* _YOUR OBJECTIVE_: The lines from the top of the material below through the line containing "const yStep = 10" are to be printed exactly, with pictures omitted.

* _AVAILABLE DATA_:
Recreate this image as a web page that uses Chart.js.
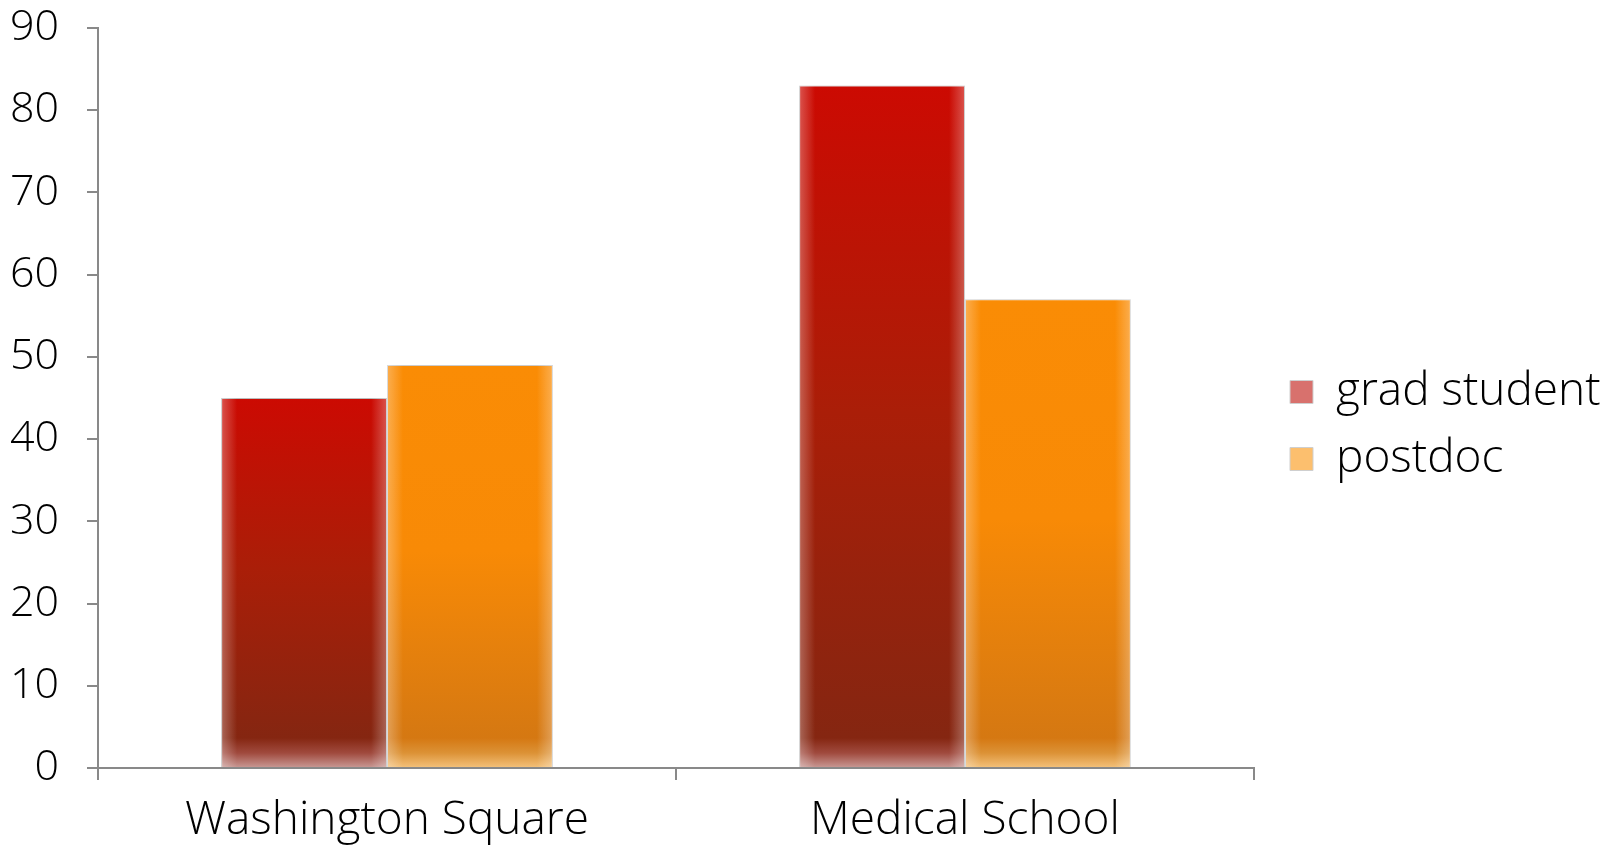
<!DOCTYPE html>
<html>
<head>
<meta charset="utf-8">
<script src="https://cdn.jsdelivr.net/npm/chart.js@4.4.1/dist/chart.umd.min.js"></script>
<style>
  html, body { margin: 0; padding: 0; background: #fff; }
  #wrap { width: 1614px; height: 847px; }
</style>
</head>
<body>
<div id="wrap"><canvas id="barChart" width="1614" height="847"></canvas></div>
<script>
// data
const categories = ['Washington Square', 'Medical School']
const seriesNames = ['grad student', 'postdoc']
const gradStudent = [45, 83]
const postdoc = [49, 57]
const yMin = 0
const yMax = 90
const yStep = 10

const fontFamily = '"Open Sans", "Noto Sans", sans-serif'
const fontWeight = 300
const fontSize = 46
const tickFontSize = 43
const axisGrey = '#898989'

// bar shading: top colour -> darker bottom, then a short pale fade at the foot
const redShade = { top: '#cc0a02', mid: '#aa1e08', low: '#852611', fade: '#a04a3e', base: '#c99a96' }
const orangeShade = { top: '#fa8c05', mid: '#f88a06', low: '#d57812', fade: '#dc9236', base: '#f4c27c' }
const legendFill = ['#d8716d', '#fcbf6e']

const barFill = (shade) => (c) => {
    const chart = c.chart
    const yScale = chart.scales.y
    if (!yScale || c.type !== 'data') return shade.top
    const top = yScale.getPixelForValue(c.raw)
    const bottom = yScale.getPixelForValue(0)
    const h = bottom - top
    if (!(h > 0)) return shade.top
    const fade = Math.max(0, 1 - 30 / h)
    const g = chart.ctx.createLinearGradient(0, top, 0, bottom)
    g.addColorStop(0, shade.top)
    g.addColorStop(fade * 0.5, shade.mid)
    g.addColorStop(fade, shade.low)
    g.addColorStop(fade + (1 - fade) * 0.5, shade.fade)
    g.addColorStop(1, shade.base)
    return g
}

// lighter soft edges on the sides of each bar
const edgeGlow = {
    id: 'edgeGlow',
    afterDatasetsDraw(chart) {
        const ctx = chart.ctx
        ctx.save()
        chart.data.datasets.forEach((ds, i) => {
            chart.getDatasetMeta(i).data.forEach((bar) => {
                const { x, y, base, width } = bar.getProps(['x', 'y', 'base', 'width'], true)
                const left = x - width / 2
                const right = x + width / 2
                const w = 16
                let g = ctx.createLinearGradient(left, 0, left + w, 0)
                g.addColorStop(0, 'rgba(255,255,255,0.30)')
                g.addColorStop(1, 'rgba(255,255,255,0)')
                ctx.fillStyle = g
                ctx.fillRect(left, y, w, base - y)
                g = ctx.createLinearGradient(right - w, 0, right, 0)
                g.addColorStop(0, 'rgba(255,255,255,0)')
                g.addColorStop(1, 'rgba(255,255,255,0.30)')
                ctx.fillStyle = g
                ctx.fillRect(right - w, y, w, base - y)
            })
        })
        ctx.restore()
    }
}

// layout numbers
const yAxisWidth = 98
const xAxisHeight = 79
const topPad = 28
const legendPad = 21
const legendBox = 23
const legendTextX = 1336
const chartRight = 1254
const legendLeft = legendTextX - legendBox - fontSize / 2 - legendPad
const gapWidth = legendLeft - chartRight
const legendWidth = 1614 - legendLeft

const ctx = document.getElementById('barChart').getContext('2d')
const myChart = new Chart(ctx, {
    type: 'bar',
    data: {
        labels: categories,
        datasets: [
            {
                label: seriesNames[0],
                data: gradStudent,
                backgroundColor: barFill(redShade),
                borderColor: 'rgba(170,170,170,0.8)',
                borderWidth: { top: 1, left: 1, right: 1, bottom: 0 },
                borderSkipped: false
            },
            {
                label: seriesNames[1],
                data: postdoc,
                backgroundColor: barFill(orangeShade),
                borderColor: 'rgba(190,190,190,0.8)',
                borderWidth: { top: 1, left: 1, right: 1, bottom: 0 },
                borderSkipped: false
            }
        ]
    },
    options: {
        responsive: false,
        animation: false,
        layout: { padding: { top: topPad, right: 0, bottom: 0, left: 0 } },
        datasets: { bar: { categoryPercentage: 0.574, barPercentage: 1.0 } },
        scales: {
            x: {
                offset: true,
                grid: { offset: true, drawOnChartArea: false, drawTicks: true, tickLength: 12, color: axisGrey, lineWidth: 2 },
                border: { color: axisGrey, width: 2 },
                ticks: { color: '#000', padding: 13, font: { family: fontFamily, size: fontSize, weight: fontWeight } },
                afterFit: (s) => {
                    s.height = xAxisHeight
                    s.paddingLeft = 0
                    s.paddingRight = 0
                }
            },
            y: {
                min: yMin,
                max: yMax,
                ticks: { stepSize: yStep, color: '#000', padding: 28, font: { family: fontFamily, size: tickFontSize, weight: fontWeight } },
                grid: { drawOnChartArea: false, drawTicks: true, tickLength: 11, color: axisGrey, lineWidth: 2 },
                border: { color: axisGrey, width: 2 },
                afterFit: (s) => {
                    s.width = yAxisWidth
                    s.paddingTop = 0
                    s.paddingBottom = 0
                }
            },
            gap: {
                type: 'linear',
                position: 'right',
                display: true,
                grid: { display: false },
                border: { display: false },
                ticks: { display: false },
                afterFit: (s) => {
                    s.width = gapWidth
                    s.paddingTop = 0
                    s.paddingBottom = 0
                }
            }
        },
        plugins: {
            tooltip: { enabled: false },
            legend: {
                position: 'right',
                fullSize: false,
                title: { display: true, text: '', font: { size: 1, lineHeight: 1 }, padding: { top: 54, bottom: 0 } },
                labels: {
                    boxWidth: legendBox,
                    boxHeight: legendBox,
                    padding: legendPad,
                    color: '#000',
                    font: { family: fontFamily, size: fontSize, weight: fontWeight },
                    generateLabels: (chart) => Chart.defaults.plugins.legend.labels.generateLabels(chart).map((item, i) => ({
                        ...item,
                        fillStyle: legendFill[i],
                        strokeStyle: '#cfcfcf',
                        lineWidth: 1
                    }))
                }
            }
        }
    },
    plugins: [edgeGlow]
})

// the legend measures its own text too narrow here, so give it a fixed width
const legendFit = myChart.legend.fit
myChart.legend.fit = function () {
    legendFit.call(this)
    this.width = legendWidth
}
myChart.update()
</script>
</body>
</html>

* _SOLVED PROBLEM_:
Recreate this image as a web page that uses Chart.js.
<!DOCTYPE html>
<html>
<head>
<meta charset="utf-8">
<script src="https://cdn.jsdelivr.net/npm/chart.js@4.4.1/dist/chart.umd.min.js"></script>
<style>
  html, body { margin: 0; padding: 0; background: #fff; }
  #wrap { width: 1614px; height: 847px; }
</style>
</head>
<body>
<div id="wrap"><canvas id="barChart" width="1614" height="847"></canvas></div>
<script>
// data
const categories = ['Washington Square', 'Medical School']
const seriesNames = ['grad student', 'postdoc']
const gradStudent = [45, 83]
const postdoc = [49, 57]
const yMin = 0
const yMax = 90
const yStep = 10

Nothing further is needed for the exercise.